Many people have noticed an increase in the number of large, black birds on our northern lakes in the past few years. They are cormorants, or to be more precise, Double Crested Cormorants (Phalacrocrax auritus).
Old-timers tell us that they used to be very numerous here years ago, and then they almost disappeared. Now, they are coming back again.
These are large birds, nearly three feet in overall length. They fly with neck stretched almost straight out in front. Adult birds are almost entirely black, but the young have light grey throats and breasts.
Cormorants swim very much like loons, low in the water with head half erect. They dive very quickly from the swimming position, and can stay under for quite some time.
If you are close to an adult bird, you will see a fairly large naked patch on the throat and cheek, which is coloured orange. In migrating, they fly in an irregular vee, like many of our common geese.
Cormorants have been used for fishing for a very long time. In China and other eastern countries, a ring is placed around the bird's neck. When it catches a fish and tries to swallow it, the fish cannot get past the ring. So the fisherman reins in the cormorant back to his boat and takes the fish.
Apparently, these birds become so well trained, and so attached to their masters that they can be allowed to go fishing on their own. They bring the fish back to the right man in the right boat, just like a retrieving dog.

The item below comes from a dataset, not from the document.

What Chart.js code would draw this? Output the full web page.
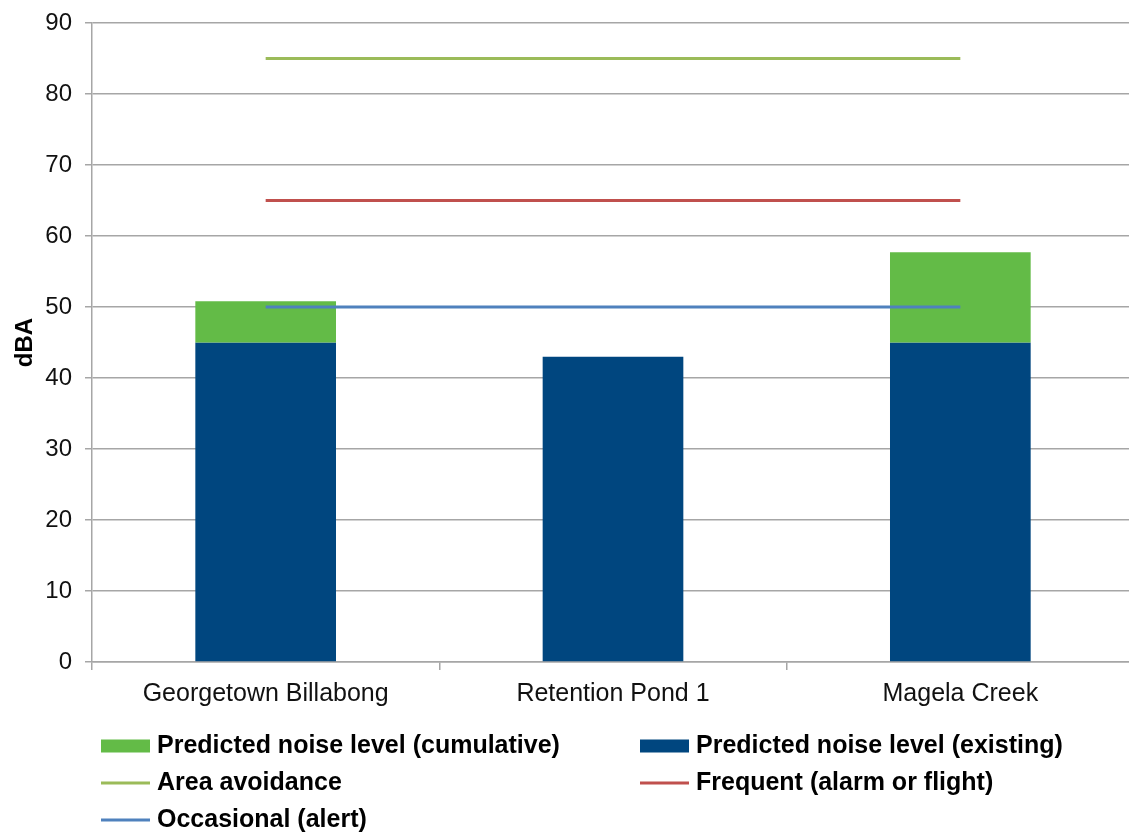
<!DOCTYPE html>
<html>
<head>
<meta charset="utf-8">
<script src="https://cdn.jsdelivr.net/npm/chart.js@4"></script>
<style>
  html, body { margin: 0; padding: 0; background: #fff; overflow: hidden; }
  #wrap { width: 1142px; height: 833px; }
</style>
</head>
<body>
<div id="wrap"><canvas id="c" width="1142" height="833"></canvas></div>
<script>
// Noise monitoring sites
const sites = ['Georgetown Billabong', 'Retention Pond 1', 'Magela Creek'];

// Predicted noise levels, dBA
const existingLevel = [45, 43, 45];
const cumulativeLevel = [50.8, null, 57.7];

// Bird response thresholds, dBA
const areaAvoidance = [85, 85, 85];
const frequentAlarm = [65, 65, 65];
const occasionalAlert = [50, 50, 50];

// Y axis range
const yMin = 0, yMax = 90, yStep = 10;

const FONT = '"Liberation Sans", Arial, sans-serif';
const GRID = '#a6a6a6';

// cumulative segment sits on top of the existing level
const cumulativeBars = cumulativeLevel.map((v, i) => v == null ? null : [existingLevel[i], v]);

// two-column legend drawn under the axis
const legendPlugin = {
  id: 'columnLegend',
  afterDraw(chart) {
    const ctx = chart.ctx;
    const ds = chart.data.datasets;
    const order = [1, 0, 2, 3, 4];
    const cols = [101, 640];
    const rows = [746, 783, 820];
    ctx.save();
    ctx.font = 'bold 25px ' + FONT;
    ctx.textBaseline = 'middle';
    ctx.textAlign = 'left';
    order.forEach((di, k) => {
      const d = ds[di];
      const x = cols[k % 2];
      const y = rows[Math.floor(k / 2)];
      if (d.type === 'line') {
        ctx.strokeStyle = d.borderColor;
        ctx.lineWidth = 3;
        ctx.beginPath();
        ctx.moveTo(x, y);
        ctx.lineTo(x + 49, y);
        ctx.stroke();
      } else {
        ctx.fillStyle = d.backgroundColor;
        ctx.fillRect(x, y - 6.5, 49, 13);
      }
      ctx.fillStyle = '#000';
      ctx.fillText(d.label, x + 56, y);
    });
    ctx.restore();
  }
};

new Chart(document.getElementById('c'), {
  type: 'bar',
  data: {
    labels: sites,
    datasets: [
      {
        label: 'Predicted noise level (existing)',
        data: existingLevel,
        backgroundColor: '#00467f',
        categoryPercentage: 1,
        barPercentage: 0.405,
        order: 2
      },
      {
        label: 'Predicted noise level (cumulative)',
        data: cumulativeBars,
        backgroundColor: '#63bb47',
        categoryPercentage: 1,
        barPercentage: 0.405,
        order: 1
      },
      {
        type: 'line',
        label: 'Area avoidance',
        data: areaAvoidance,
        borderColor: '#9bbb59',
        backgroundColor: '#9bbb59',
        borderWidth: 3,
        pointRadius: 0,
        order: 0
      },
      {
        type: 'line',
        label: 'Frequent (alarm or flight)',
        data: frequentAlarm,
        borderColor: '#c0504d',
        backgroundColor: '#c0504d',
        borderWidth: 3,
        pointRadius: 0,
        order: 0
      },
      {
        type: 'line',
        label: 'Occasional (alert)',
        data: occasionalAlert,
        borderColor: '#4f81bd',
        backgroundColor: '#4f81bd',
        borderWidth: 3,
        pointRadius: 0,
        order: 0
      }
    ]
  },
  options: {
    responsive: false,
    animation: false,
    layout: { padding: { left: 0, top: 23, right: 8, bottom: 111 } },
    plugins: {
      legend: { display: false },
      tooltip: { enabled: false }
    },
    scales: {
      x: {
        stacked: true,
        offset: true,
        border: { display: true, color: GRID, width: 1.5 },
        grid: { offset: true, drawOnChartArea: false, drawTicks: true, tickLength: 8, color: GRID, lineWidth: 1.5 },
        ticks: { color: '#111', font: { family: FONT, size: 25 }, padding: 9, maxRotation: 0 },
        afterFit(scale) { scale.height = 60; }
      },
      y: {
        stacked: false,
        min: yMin,
        max: yMax,
        border: { display: true, color: GRID, width: 1.5 },
        grid: { color: GRID, lineWidth: 1.5, drawTicks: true, tickLength: 7 },
        ticks: { stepSize: yStep, color: '#111', font: { family: FONT, size: 24 }, padding: 13 },
        title: { display: true, text: 'dBA', color: '#000', font: { family: FONT, size: 24, weight: 'bold' }, padding: { top: 11, bottom: 0 } },
        afterFit(scale) {
          scale.width = 92;
          scale.paddingTop = 0;
          scale.paddingBottom = 0;
        }
      }
    }
  },
  plugins: [legendPlugin]
});
</script>
</body>
</html>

The same sort of fishing was done for sport, using trained cormorants, in England at the time of Charles the First.
Cormorants nest on low rocks, rocky islands, and sometimes low trees. Nests are very poorly constructed of sticks, sea grasses and other vegetation. Cleanliness is not a priority with them, and a cormorant colony is usually an evil-smelling area. It often has big puddles of vile, putrid excrement all around it.

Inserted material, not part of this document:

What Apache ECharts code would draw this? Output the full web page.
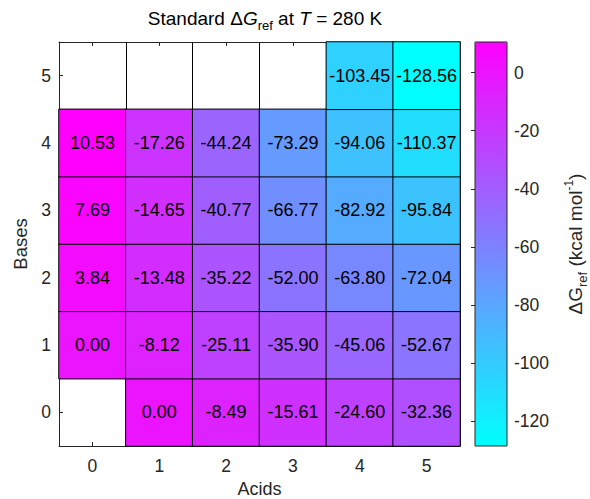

The diet of cormorants, which you might have guessed, is fish, which they catch by swimming. Although some people think cormorants reduce the numbers of valuable sport or eating fish, all research shows that coarse fish make up at least 75% of these birds' diet. So, in reducing the number of coarse fish, cormorants may very well be helping the populations of walleye, trout, bass and so on.
Cormorants quite commonly stand nearly upright on rocks, buoys and fallen logs. They also have a habit of standing with their wings spread out about halfway. No one knows why.
This is the only inland cormorant. One of the largest colonies ever recorded was in Lake Winnipeg, where a small rocky island contained about 2000 nests.
This bird is a rather curious relic of the Pleistocene Age, a million or so years ago. He has been around a lot longer than we have.